═══ Data shown ═══
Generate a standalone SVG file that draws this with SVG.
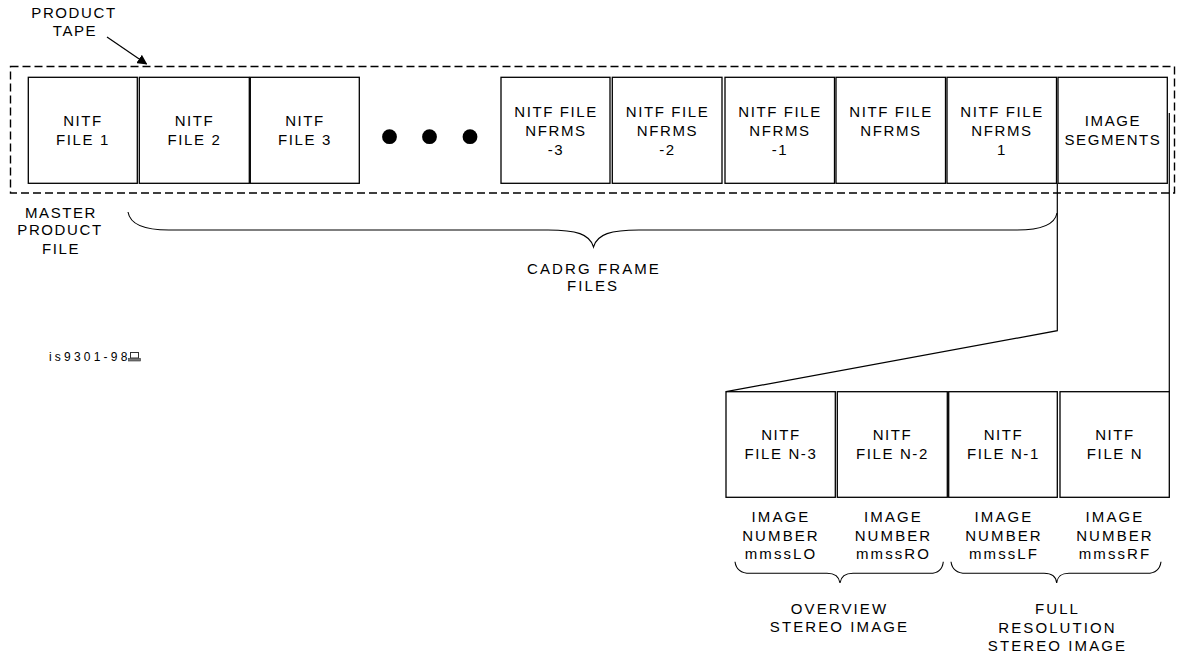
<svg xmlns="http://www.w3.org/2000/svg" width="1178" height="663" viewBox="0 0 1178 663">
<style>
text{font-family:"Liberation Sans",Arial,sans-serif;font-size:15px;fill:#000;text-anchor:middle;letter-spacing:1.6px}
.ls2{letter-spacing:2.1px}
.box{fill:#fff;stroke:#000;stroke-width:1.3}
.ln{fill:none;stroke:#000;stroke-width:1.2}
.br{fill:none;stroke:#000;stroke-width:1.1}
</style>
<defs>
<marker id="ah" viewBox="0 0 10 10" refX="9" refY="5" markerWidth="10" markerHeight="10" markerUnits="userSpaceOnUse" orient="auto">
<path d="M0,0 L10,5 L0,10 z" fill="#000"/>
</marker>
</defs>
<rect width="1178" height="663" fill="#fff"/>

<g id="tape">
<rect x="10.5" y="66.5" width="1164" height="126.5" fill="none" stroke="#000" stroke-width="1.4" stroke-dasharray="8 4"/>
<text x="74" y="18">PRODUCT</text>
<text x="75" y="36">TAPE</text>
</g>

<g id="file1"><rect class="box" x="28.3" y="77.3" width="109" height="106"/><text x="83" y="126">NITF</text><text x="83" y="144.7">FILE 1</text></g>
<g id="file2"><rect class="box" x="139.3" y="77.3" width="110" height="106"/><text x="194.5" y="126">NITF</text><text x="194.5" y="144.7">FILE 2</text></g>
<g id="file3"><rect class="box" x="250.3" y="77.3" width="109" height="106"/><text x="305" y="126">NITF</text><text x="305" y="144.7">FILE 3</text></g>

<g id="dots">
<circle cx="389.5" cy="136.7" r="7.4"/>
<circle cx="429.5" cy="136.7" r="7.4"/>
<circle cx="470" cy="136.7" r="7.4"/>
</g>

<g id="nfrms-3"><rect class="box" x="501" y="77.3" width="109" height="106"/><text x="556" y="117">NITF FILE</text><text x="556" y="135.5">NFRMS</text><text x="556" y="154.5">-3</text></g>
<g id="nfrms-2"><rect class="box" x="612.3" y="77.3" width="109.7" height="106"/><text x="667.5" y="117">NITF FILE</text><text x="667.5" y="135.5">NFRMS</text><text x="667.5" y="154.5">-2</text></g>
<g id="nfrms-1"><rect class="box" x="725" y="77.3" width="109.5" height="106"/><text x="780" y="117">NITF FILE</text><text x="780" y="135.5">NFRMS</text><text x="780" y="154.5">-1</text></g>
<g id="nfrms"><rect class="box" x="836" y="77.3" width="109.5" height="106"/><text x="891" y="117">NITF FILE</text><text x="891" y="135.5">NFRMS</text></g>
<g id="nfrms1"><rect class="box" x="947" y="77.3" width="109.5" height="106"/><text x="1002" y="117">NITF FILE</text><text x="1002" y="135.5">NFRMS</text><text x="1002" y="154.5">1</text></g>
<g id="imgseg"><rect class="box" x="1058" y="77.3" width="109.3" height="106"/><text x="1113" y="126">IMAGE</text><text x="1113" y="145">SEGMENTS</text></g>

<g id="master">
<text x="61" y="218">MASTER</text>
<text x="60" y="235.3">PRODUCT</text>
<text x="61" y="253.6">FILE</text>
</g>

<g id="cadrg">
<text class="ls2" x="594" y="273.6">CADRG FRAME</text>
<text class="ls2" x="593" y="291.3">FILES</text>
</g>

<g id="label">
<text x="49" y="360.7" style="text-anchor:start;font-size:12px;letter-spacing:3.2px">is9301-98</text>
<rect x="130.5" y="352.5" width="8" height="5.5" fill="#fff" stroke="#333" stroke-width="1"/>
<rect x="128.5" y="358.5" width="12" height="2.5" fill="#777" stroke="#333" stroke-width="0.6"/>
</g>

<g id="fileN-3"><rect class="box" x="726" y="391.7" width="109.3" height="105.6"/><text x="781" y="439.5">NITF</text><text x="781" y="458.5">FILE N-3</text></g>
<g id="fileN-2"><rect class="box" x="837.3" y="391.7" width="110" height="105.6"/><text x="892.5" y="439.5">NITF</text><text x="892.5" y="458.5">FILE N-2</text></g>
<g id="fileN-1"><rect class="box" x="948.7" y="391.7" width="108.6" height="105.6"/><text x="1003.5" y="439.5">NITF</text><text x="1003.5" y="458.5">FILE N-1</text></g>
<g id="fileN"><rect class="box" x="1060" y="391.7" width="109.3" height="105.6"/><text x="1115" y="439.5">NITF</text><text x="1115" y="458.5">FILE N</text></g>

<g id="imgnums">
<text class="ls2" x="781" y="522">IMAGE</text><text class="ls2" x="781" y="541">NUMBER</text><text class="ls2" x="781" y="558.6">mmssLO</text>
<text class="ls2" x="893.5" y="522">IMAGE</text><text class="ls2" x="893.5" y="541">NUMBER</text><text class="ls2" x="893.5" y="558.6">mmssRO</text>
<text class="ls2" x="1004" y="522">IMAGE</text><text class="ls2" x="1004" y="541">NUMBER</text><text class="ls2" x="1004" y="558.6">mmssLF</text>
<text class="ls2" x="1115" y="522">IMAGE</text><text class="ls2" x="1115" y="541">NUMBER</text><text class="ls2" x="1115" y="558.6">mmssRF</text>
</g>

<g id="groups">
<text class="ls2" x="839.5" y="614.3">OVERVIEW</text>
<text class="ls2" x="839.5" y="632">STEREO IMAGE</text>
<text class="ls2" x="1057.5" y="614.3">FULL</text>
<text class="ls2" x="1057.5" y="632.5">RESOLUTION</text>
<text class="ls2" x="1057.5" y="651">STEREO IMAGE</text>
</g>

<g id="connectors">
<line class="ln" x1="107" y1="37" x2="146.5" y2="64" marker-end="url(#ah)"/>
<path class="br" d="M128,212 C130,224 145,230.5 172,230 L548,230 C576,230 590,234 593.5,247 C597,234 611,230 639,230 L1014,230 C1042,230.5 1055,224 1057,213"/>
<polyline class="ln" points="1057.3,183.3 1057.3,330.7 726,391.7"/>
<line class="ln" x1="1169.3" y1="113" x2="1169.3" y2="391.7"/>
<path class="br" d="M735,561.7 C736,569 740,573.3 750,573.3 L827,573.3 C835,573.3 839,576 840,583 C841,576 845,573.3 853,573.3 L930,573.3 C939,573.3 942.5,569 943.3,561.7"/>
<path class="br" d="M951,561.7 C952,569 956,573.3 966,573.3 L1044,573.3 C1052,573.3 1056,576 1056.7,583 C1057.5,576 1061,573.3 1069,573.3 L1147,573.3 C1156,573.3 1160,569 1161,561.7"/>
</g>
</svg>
═══
Retype the whole listing exactly and leave the pictures out.

Generate a standalone SVG file that draws this with SVG.
<svg xmlns="http://www.w3.org/2000/svg" width="1178" height="663" viewBox="0 0 1178 663">
<style>
text{font-family:"Liberation Sans",Arial,sans-serif;font-size:15px;fill:#000;text-anchor:middle;letter-spacing:1.6px}
.ls2{letter-spacing:2.1px}
.box{fill:#fff;stroke:#000;stroke-width:1.3}
.ln{fill:none;stroke:#000;stroke-width:1.2}
.br{fill:none;stroke:#000;stroke-width:1.1}
</style>
<defs>
<marker id="ah" viewBox="0 0 10 10" refX="9" refY="5" markerWidth="10" markerHeight="10" markerUnits="userSpaceOnUse" orient="auto">
<path d="M0,0 L10,5 L0,10 z" fill="#000"/>
</marker>
</defs>
<rect width="1178" height="663" fill="#fff"/>

<g id="tape">
<rect x="10.5" y="66.5" width="1164" height="126.5" fill="none" stroke="#000" stroke-width="1.4" stroke-dasharray="8 4"/>
<text x="74" y="18">PRODUCT</text>
<text x="75" y="36">TAPE</text>
</g>

<g id="file1"><rect class="box" x="28.3" y="77.3" width="109" height="106"/><text x="83" y="126">NITF</text><text x="83" y="144.7">FILE 1</text></g>
<g id="file2"><rect class="box" x="139.3" y="77.3" width="110" height="106"/><text x="194.5" y="126">NITF</text><text x="194.5" y="144.7">FILE 2</text></g>
<g id="file3"><rect class="box" x="250.3" y="77.3" width="109" height="106"/><text x="305" y="126">NITF</text><text x="305" y="144.7">FILE 3</text></g>

<g id="dots">
<circle cx="389.5" cy="136.7" r="7.4"/>
<circle cx="429.5" cy="136.7" r="7.4"/>
<circle cx="470" cy="136.7" r="7.4"/>
</g>

<g id="nfrms-3"><rect class="box" x="501" y="77.3" width="109" height="106"/><text x="556" y="117">NITF FILE</text><text x="556" y="135.5">NFRMS</text><text x="556" y="154.5">-3</text></g>
<g id="nfrms-2"><rect class="box" x="612.3" y="77.3" width="109.7" height="106"/><text x="667.5" y="117">NITF FILE</text><text x="667.5" y="135.5">NFRMS</text><text x="667.5" y="154.5">-2</text></g>
<g id="nfrms-1"><rect class="box" x="725" y="77.3" width="109.5" height="106"/><text x="780" y="117">NITF FILE</text><text x="780" y="135.5">NFRMS</text><text x="780" y="154.5">-1</text></g>
<g id="nfrms"><rect class="box" x="836" y="77.3" width="109.5" height="106"/><text x="891" y="117">NITF FILE</text><text x="891" y="135.5">NFRMS</text></g>
<g id="nfrms1"><rect class="box" x="947" y="77.3" width="109.5" height="106"/><text x="1002" y="117">NITF FILE</text><text x="1002" y="135.5">NFRMS</text><text x="1002" y="154.5">1</text></g>
<g id="imgseg"><rect class="box" x="1058" y="77.3" width="109.3" height="106"/><text x="1113" y="126">IMAGE</text><text x="1113" y="145">SEGMENTS</text></g>

<g id="master">
<text x="61" y="218">MASTER</text>
<text x="60" y="235.3">PRODUCT</text>
<text x="61" y="253.6">FILE</text>
</g>

<g id="cadrg">
<text class="ls2" x="594" y="273.6">CADRG FRAME</text>
<text class="ls2" x="593" y="291.3">FILES</text>
</g>

<g id="label">
<text x="49" y="360.7" style="text-anchor:start;font-size:12px;letter-spacing:3.2px">is9301-98</text>
<rect x="130.5" y="352.5" width="8" height="5.5" fill="#fff" stroke="#333" stroke-width="1"/>
<rect x="128.5" y="358.5" width="12" height="2.5" fill="#777" stroke="#333" stroke-width="0.6"/>
</g>

<g id="fileN-3"><rect class="box" x="726" y="391.7" width="109.3" height="105.6"/><text x="781" y="439.5">NITF</text><text x="781" y="458.5">FILE N-3</text></g>
<g id="fileN-2"><rect class="box" x="837.3" y="391.7" width="110" height="105.6"/><text x="892.5" y="439.5">NITF</text><text x="892.5" y="458.5">FILE N-2</text></g>
<g id="fileN-1"><rect class="box" x="948.7" y="391.7" width="108.6" height="105.6"/><text x="1003.5" y="439.5">NITF</text><text x="1003.5" y="458.5">FILE N-1</text></g>
<g id="fileN"><rect class="box" x="1060" y="391.7" width="109.3" height="105.6"/><text x="1115" y="439.5">NITF</text><text x="1115" y="458.5">FILE N</text></g>

<g id="imgnums">
<text class="ls2" x="781" y="522">IMAGE</text><text class="ls2" x="781" y="541">NUMBER</text><text class="ls2" x="781" y="558.6">mmssLO</text>
<text class="ls2" x="893.5" y="522">IMAGE</text><text class="ls2" x="893.5" y="541">NUMBER</text><text class="ls2" x="893.5" y="558.6">mmssRO</text>
<text class="ls2" x="1004" y="522">IMAGE</text><text class="ls2" x="1004" y="541">NUMBER</text><text class="ls2" x="1004" y="558.6">mmssLF</text>
<text class="ls2" x="1115" y="522">IMAGE</text><text class="ls2" x="1115" y="541">NUMBER</text><text class="ls2" x="1115" y="558.6">mmssRF</text>
</g>

<g id="groups">
<text class="ls2" x="839.5" y="614.3">OVERVIEW</text>
<text class="ls2" x="839.5" y="632">STEREO IMAGE</text>
<text class="ls2" x="1057.5" y="614.3">FULL</text>
<text class="ls2" x="1057.5" y="632.5">RESOLUTION</text>
<text class="ls2" x="1057.5" y="651">STEREO IMAGE</text>
</g>

<g id="connectors">
<line class="ln" x1="107" y1="37" x2="146.5" y2="64" marker-end="url(#ah)"/>
<path class="br" d="M128,212 C130,224 145,230.5 172,230 L548,230 C576,230 590,234 593.5,247 C597,234 611,230 639,230 L1014,230 C1042,230.5 1055,224 1057,213"/>
<polyline class="ln" points="1057.3,183.3 1057.3,330.7 726,391.7"/>
<line class="ln" x1="1169.3" y1="113" x2="1169.3" y2="391.7"/>
<path class="br" d="M735,561.7 C736,569 740,573.3 750,573.3 L827,573.3 C835,573.3 839,576 840,583 C841,576 845,573.3 853,573.3 L930,573.3 C939,573.3 942.5,569 943.3,561.7"/>
<path class="br" d="M951,561.7 C952,569 956,573.3 966,573.3 L1044,573.3 C1052,573.3 1056,576 1056.7,583 C1057.5,576 1061,573.3 1069,573.3 L1147,573.3 C1156,573.3 1160,569 1161,561.7"/>
</g>
</svg>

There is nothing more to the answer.